To that end we see a number of strategies come into play:
– A range of highly partisan appointments to key agencies and cultural institutions, for example Janet Albrehtson and Noel Brown to the ABC board, Tim Wilson to the Human Rights Commission, etc. Yes all governments tend to appoint their own, but under Rudd-Gillard it was nothing like this. Even a pretence of bipartisanship has gone out the window. This could partly be sheer bloody-mindedness, but it may also be, as Guy Rundle has suggested, a deliberate neoliberal ‘wrecking ball’ strategy to make governance appear disputatious and unworkable, thereby further de-legitimating government-backed institutions in the eyes of the electorate.
– A budget which overwhelmingly targets the lower classes and introduces additional market discipline in higher education and health. The negative public reaction to this has been in one sense quite astounding, but on the other hand it is consistent with Gibson’s claim about the mediating influence of Australia’s egalitarian tradition.
– Under the guise of removing red tape and green tape, the Abbott government has undertaken the abolition or weakening of any agencies or advisory groups or information channels which could serve as independent sources of oversight of particular industries or issues. For example, the abolition of the Australian Preventative Health Agency which provide an independent check against the alcohol industry and junk food industry.
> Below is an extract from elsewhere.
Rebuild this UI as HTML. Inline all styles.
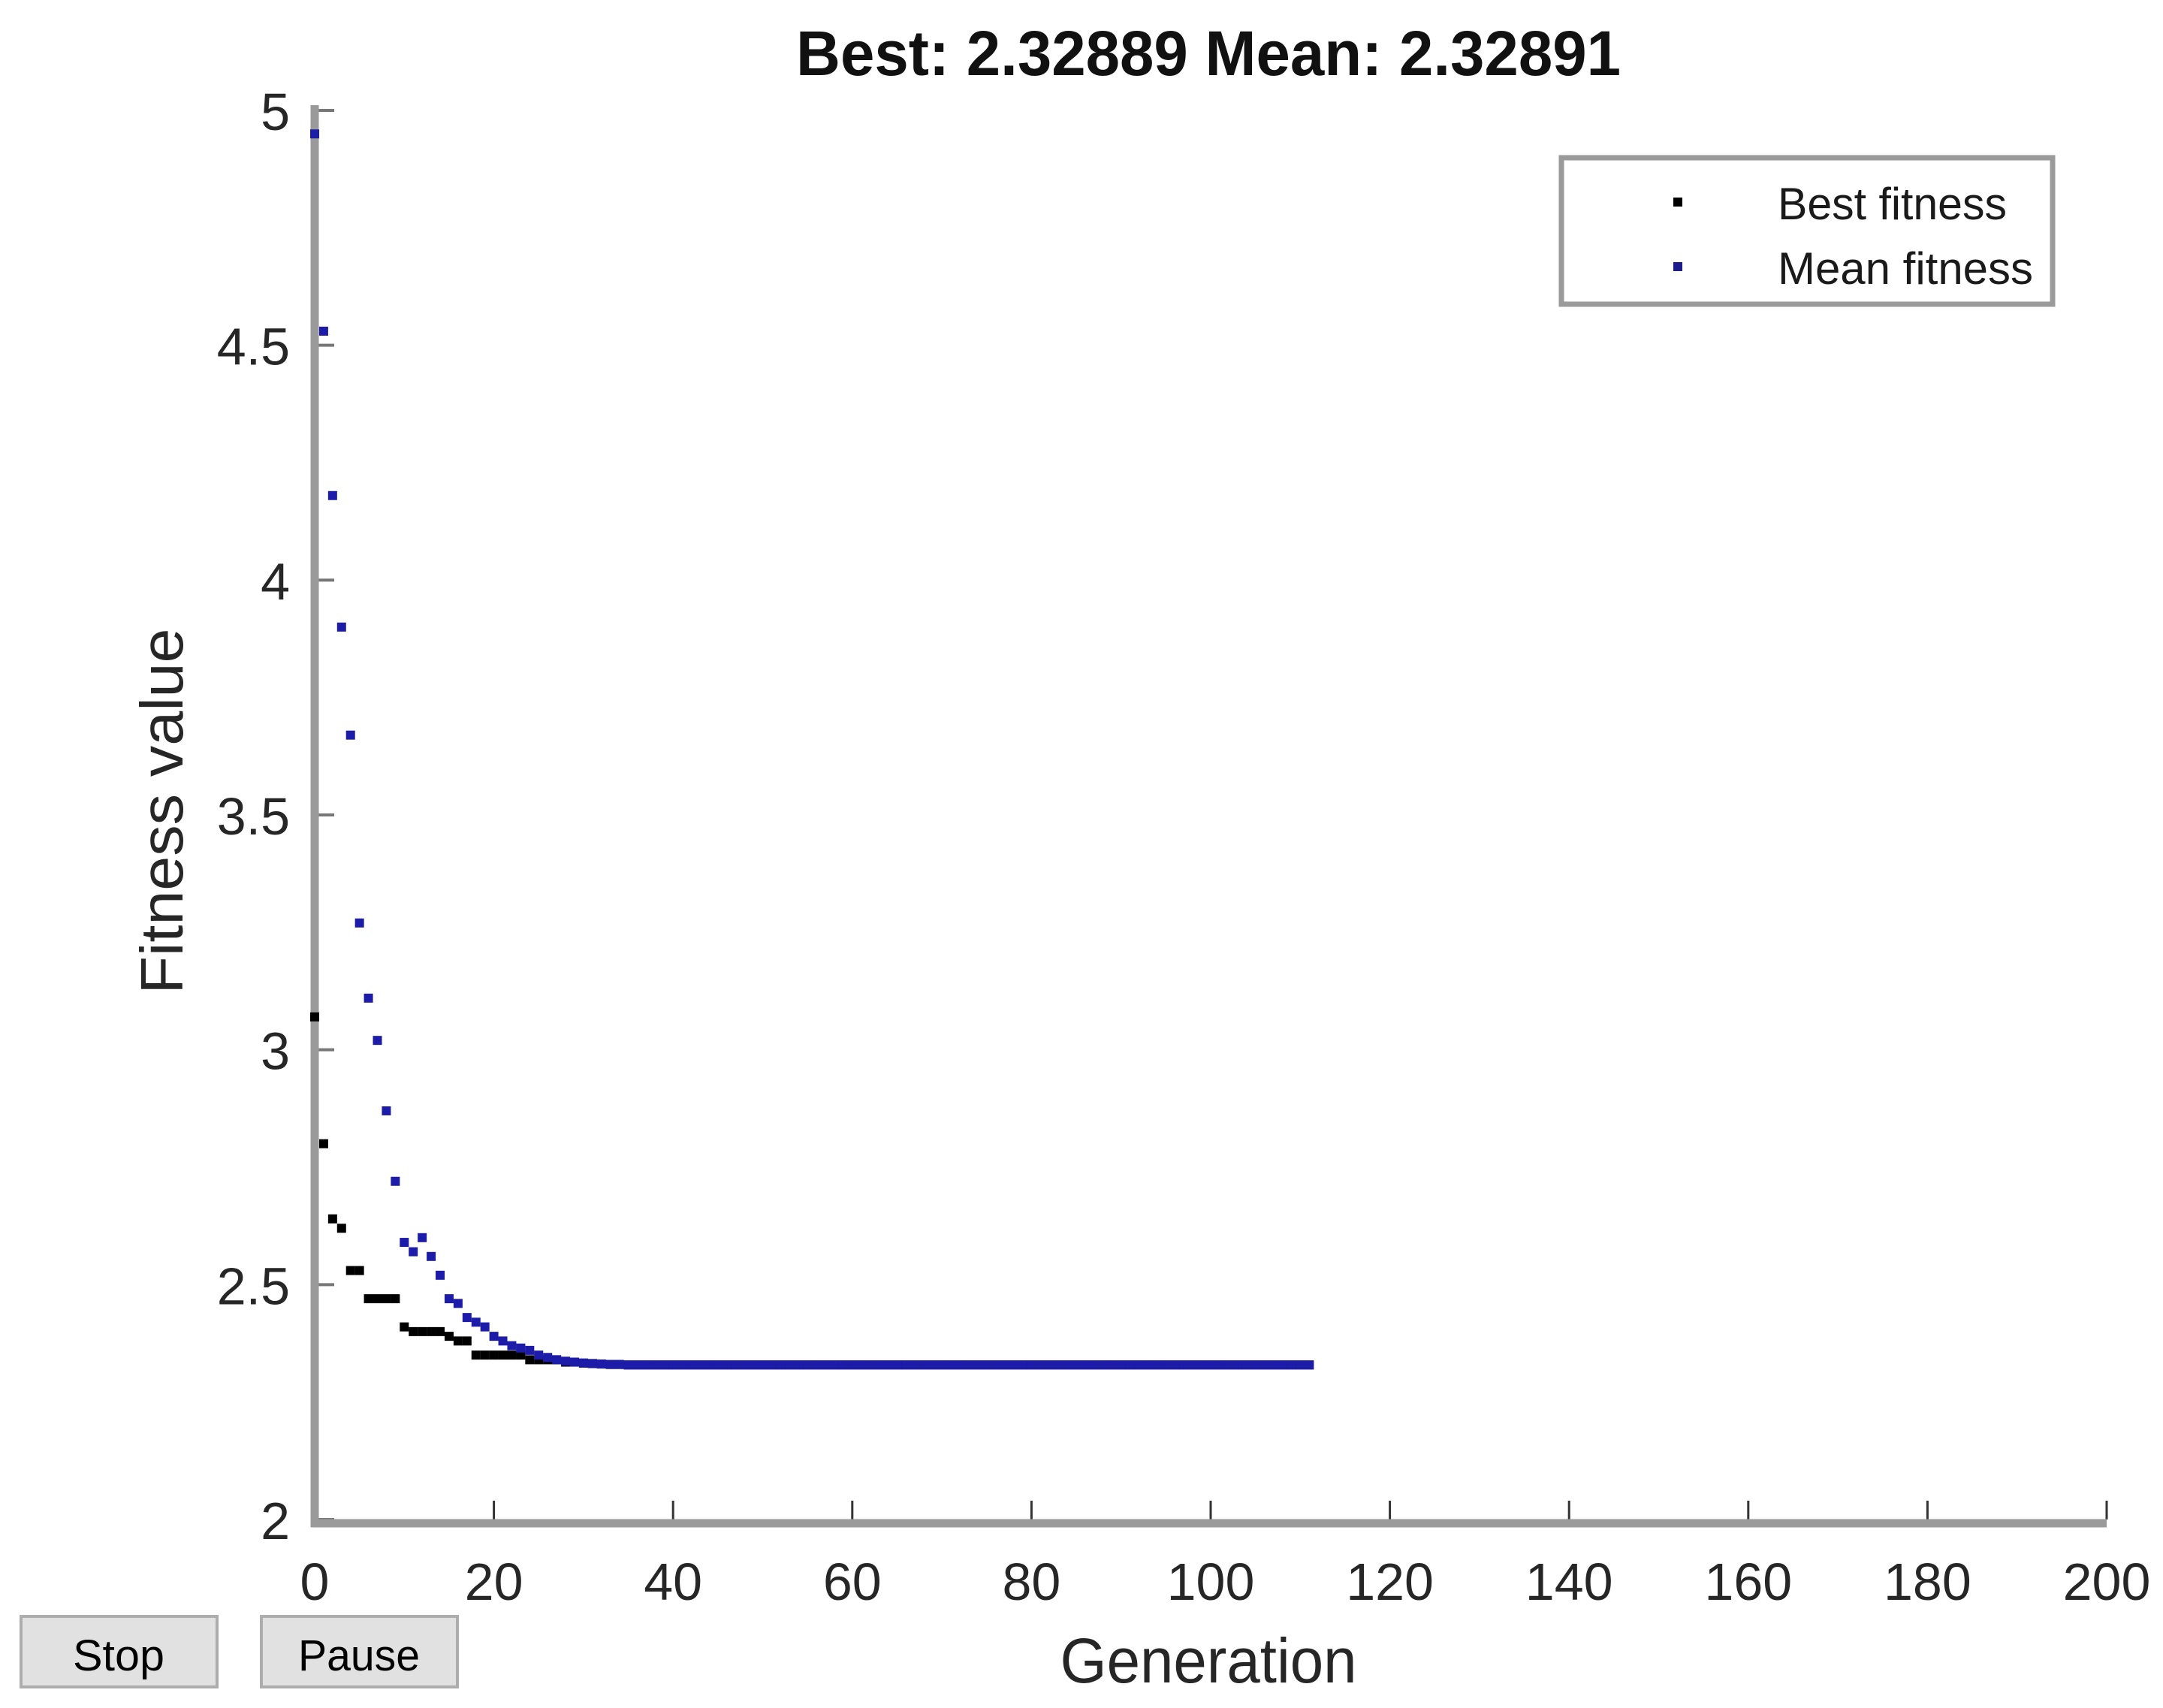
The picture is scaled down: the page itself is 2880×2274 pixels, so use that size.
<!DOCTYPE html>
<html><head><meta charset="utf-8"><style>
html,body{margin:0;padding:0;background:#fff;}
svg{display:block;}
text{font-family:"Liberation Sans",sans-serif;}
</style></head><body>
<svg id="chart" width="2880" height="2274" viewBox="0 0 2880 2274" xmlns="http://www.w3.org/2000/svg">
<rect width="2880" height="2274" fill="#fff"/>
<text x="1609" y="100" text-anchor="middle" font-weight="bold" font-size="84" textLength="1098" lengthAdjust="spacingAndGlyphs" fill="#111">Best: 2.32889 Mean: 2.32891</text>
<g id="xticks"></g>
<g id="yticks"></g>
<line x1="419" y1="140" x2="419" y2="2033" stroke="#9a9a9a" stroke-width="11"/>
<line x1="414" y1="2028" x2="2805" y2="2028" stroke="#9a9a9a" stroke-width="11"/>
<g id="marks"></g>
<text transform="translate(243,1080) rotate(-90)" text-anchor="middle" font-size="80" textLength="487" lengthAdjust="spacingAndGlyphs" fill="#262626">Fitness value</text>
<text x="1609" y="2240" text-anchor="middle" font-size="84" textLength="395" lengthAdjust="spacingAndGlyphs" fill="#262626">Generation</text>
<g>
<rect x="2079" y="210" width="654" height="195" fill="#fff" stroke="#9a9a9a" stroke-width="7"/>
<rect x="2228" y="263" width="12" height="12" fill="#000"/>
<text x="2367" y="292" font-size="60" textLength="305" lengthAdjust="spacingAndGlyphs" fill="#1a1a1a">Best fitness</text>
<rect x="2228" y="349" width="12" height="12" fill="#1c1c8c"/>
<text x="2367" y="378" font-size="60" textLength="340" lengthAdjust="spacingAndGlyphs" fill="#1a1a1a">Mean fitness</text>
</g>
<g>
<rect x="28" y="2152" width="261" height="94" fill="#e1e1e1" stroke="#adadad" stroke-width="4"/>
<text x="158" y="2224" text-anchor="middle" font-size="58" fill="#000" textLength="122" lengthAdjust="spacingAndGlyphs">Stop</text>
</g>
<g>
<rect x="348" y="2152" width="261" height="94" fill="#e1e1e1" stroke="#adadad" stroke-width="4"/>
<text x="478" y="2224" text-anchor="middle" font-size="58" fill="#000" textLength="162" lengthAdjust="spacingAndGlyphs">Pause</text>
</g>
</svg>
<script>
const xTickValues = [0,20,40,60,80,100,120,140,160,180,200];
const yTickValues = [2,2.5,3,3.5,4,4.5,5];
const yTickLabels = ["2","2.5","3","3.5","4","4.5","5"];
const meanFitness = [4.95,4.53,4.18,3.90,3.67,3.27,3.11,3.02,2.87,2.72,2.59,2.57,2.60,2.56,2.52,2.47,2.46,2.43,2.42,2.41,2.39,2.38,2.37,2.365,2.36,2.35,2.345,2.34,2.337,2.335,2.333,2.332,2.331,2.330,2.330,
2.329,2.329,2.329,2.329,2.329,2.329,2.329,2.329,2.329,2.329,2.329,
2.329,2.329,2.329,2.329,2.329,2.329,2.329,2.329,2.329,2.329,2.329,
2.329,2.329,2.329,2.329,2.329,2.329,2.329,2.329,2.329,2.329,2.329,
2.329,2.329,2.329,2.329,2.329,2.329,2.329,2.329,2.329,2.329,2.329,
2.329,2.329,2.329,2.329,2.329,2.329,2.329,2.329,2.329,2.329,2.329,
2.329,2.329,2.329,2.329,2.329,2.329,2.329,2.329,2.329,2.329,2.329,
2.329,2.329,2.329,2.329,2.329,2.329,2.329,2.329,2.329,2.329,2.329];
const bestFitness = [3.07,2.80,2.64,2.62,2.53,2.53,2.47,2.47,2.47,2.47,2.41,2.40,2.40,2.40,2.40,2.39,2.38,2.38,2.35,2.35,2.35,2.35,2.35,2.35,2.34,2.34,2.34,2.34,2.335,2.335,2.333,2.332,2.331,2.330,2.330,
2.329,2.329,2.329,2.329,2.329,2.329,2.329,2.329,2.329,2.329,2.329,
2.329,2.329,2.329,2.329,2.329,2.329,2.329,2.329,2.329,2.329,2.329,
2.329,2.329,2.329,2.329,2.329,2.329,2.329,2.329,2.329,2.329,2.329,
2.329,2.329,2.329,2.329,2.329,2.329,2.329,2.329,2.329,2.329,2.329,
2.329,2.329,2.329,2.329,2.329,2.329,2.329,2.329,2.329,2.329,2.329,
2.329,2.329,2.329,2.329,2.329,2.329,2.329,2.329,2.329,2.329,2.329,
2.329,2.329,2.329,2.329,2.329,2.329,2.329,2.329,2.329,2.329,2.329];

const NS = "http://www.w3.org/2000/svg";
const X0 = 419, X1 = 2805, Y0 = 2023, Y1 = 147;
function xScale(v){ return X0 + (v - 0) / 200 * (X1 - X0); }
function yScale(v){ return Y0 - (v - 2) / 3 * (Y0 - Y1); }
function mk(tag, attrs){ const e = document.createElementNS(NS, tag); for (const k in attrs) e.setAttribute(k, attrs[k]); return e; }

const xg = document.getElementById('xticks');
xTickValues.forEach(v => {
  const x = xScale(v);
  const t = mk('line', {x1:x, y1:2023, x2:x, y2:1998, stroke:'#333', 'stroke-width':3});
  
  
  xg.appendChild(t);
  const l = mk('text', {x:x, y:2130, 'text-anchor':'middle', 'font-size':70, fill:'#262626'});
  
  
  l.textContent = String(v);
  xg.appendChild(l);
});
const yg = document.getElementById('yticks');
yTickValues.forEach((v, i) => {
  const y = yScale(v);
  const t = mk('line', {x1:419, y1:y, x2:445, y2:y, stroke:'#777', 'stroke-width':4});
  
  
  yg.appendChild(t);
  const l = mk('text', {x:386, y:y + 26, 'text-anchor':'end', 'font-size':70, fill:'#262626'});
  
  
  l.textContent = yTickLabels[i];
  yg.appendChild(l);
});
const mg = document.getElementById('marks');
bestFitness.forEach((v, i) => {
  const r = mk('rect', {x:xScale(i) - 6, y:yScale(v) - 6, width:12, height:12, fill:'#000'});
  
  
  mg.appendChild(r);
});
meanFitness.forEach((v, i) => {
  const r = mk('rect', {x:xScale(i) - 6, y:yScale(v) - 6, width:12, height:12, fill:'#1c1ca8'});
  
  
  mg.appendChild(r);
});
</script>
</body></html>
Similarly the defunding of the CSIRO by $111.4 M is designed to weaken an organization whose functions include important independent research in the area of environmental impacts and climate change.
– A proposed move to ‘competitive federalism’ which include moves to try to wind back national environmental standards and institutions (as well as other nation-wide institutions that share the common wealth) in order to promote open-slather competition between the states in their quest for transnational capital investment.
In all of this, there are some glimmers of hope. So far, the Abbott government has been astoundingly incompetent in the implementation of its neoliberal agenda – although reliance on others’ incompetence is hardly a strategy of resistance. Also heartening is that the Labor party may be starting to rediscover some of the traditional Australian egalitarian values that have ‘muted’ neoliberalism in the past.
But it would be even better if Labor could undertake a more thorough-going distancing from the impoverished logic of neoliberal reason. Neoliberalism, in its hard core form, is merely one particular view – particularly extreme and rapacious – about the role of markets and more generally of economizing logic in contemporary societies. It is entirely possible to propose other ways of organizing markets and economic incentives without necessarily accepting the typical neoliberal vision for the social organization of life and subjectivity. We need a public policy framework which dispenses with neoliberalism’s exceptionally distorted take on human motivation, and replaces it with a more well-rounded perspective which has room for the operation of markets but only under suitable regulatory conditions which foster social justice and ecological balance.